La Constitución y las leyes marcan límites a los individuos. Los jueces resuelven en ese marco los conflictos sociales, y el Estado puede usar la fuerza para garantizar que las normas se cumplan. Pero todo eso no basta para que exista un estado de derecho; hace falta también que el propio poder estatal respete de modo estricto los límites constitucionales y legales. De lo contrario, traiciona la confianza de los ciudadanos que le han permitido actuar con violencia, y el sistema creado para asegurar una convivencia libre y civilizada se convierte en un generador de arbitrariedad e incertidumbre. Esa traición del Estado es el peor crimen contra la democracia. Siembra un miedo que no la deja crecer.

Esa traición fue la que cometió la dictadura cívico-militar uruguaya. Se apoderó del poder estatal delegado por la gente, y lo empleó contra ella para el terrorismo de Estado, que es el más grave de los terrorismos.

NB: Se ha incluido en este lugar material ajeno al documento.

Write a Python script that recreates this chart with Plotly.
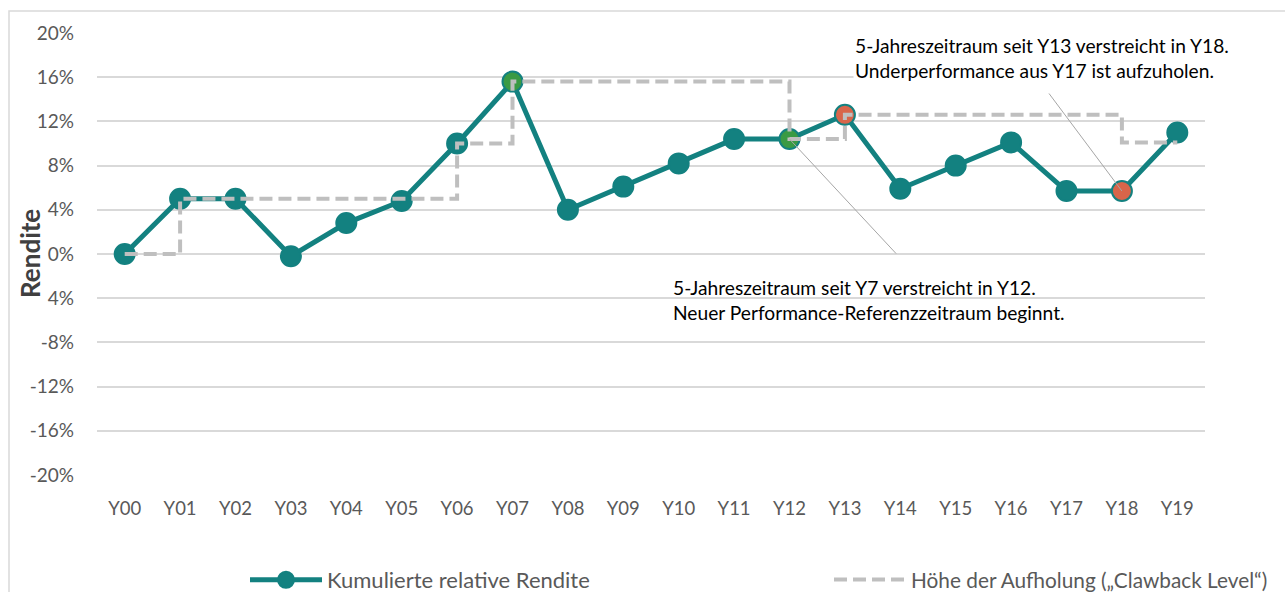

Los represores no sólo fueron culpables de hurtos, violaciones, torturas, desapariciones y asesinatos, sino también de socavar las bases mismas del estado de derecho, al pervertir la función de los poderes públicos.

La Ley de Caducidad agravó el crimen cuando pretendió darle validez, en democracia, a la perversión dictatorial. Lo hizo en nombre de una presunta “lógica de los hechos” a la que quiso consagrar como derecho, y arrasó así, en forma simultánea, con el derecho y con la lógica. Mandó callar a la sociedad lastimada y a los jueces, que tenían el deber de asistirla para que pudiera sanarse. Otorgó al presidente de turno la potestad de bloquear, por su sola voluntad y sin rendir cuentas a nadie, la búsqueda de la verdad y la determinación de responsabilidades. Por ésos y muchos otros motivos violó la Constitución, como lo reconoció el lunes, mediante una declaración contundente y unánime, la Suprema Corte de Justicia.

Para convencer a la población de que debía aceptar ese acto profundamente regresivo, el gobierno del doctor Julio María Sanguinetti y sus aliados apelaron al recurso más indigno: sostuvieron, hasta el último minuto de la campaña por el referendo de abril de 1989, que la impunidad disminuía el riesgo de una nueva dictadura. Mentían: no había condiciones, en la América Latina de fines de los años 80, para más golpes de Estado, y ellos lo sabían mejor que nadie; quizás algún día quede claro por qué querían que la gente creyera imposible un verdadero restablecimiento del estado de derecho.

El resultado hundió al país en la miseria moral y el desamparo ético, como nos lo han recordado en numerosas ocasiones los organismos de la comunidad internacional que se ocupan de cuestiones jurídicas. Al establecer que la sociedad debía dejar pasar los peores crímenes, se borraron los puntos de referencia para cualquier otro deseo de justicia. Varias generaciones han crecido bajo la consigna implícita de que cualquier aberración puede aceptarse por conveniencia.

El concepto de justicia es un producto histórico de la civilización; sustituye el imperio de los más fuertes, y se ajusta a la evolución de las ideas predominantes sobre lo que no puede permitirse. Reemplaza, por lo tanto, a la venganza, y, aunque los olfatos sensibles puedan reconocer aún ese origen, todo huele mucho peor cuando el despotismo se sale con la suya y la justicia, como escribió León Felipe, “vale menos, infinitamente menos que el orín de los perros”. El domingo 25 tenemos la oportunidad de limpiarla con el Sí a la anulación de la Ley de Caducidad, para que, por primera vez en décadas, recupere un aroma de futuro.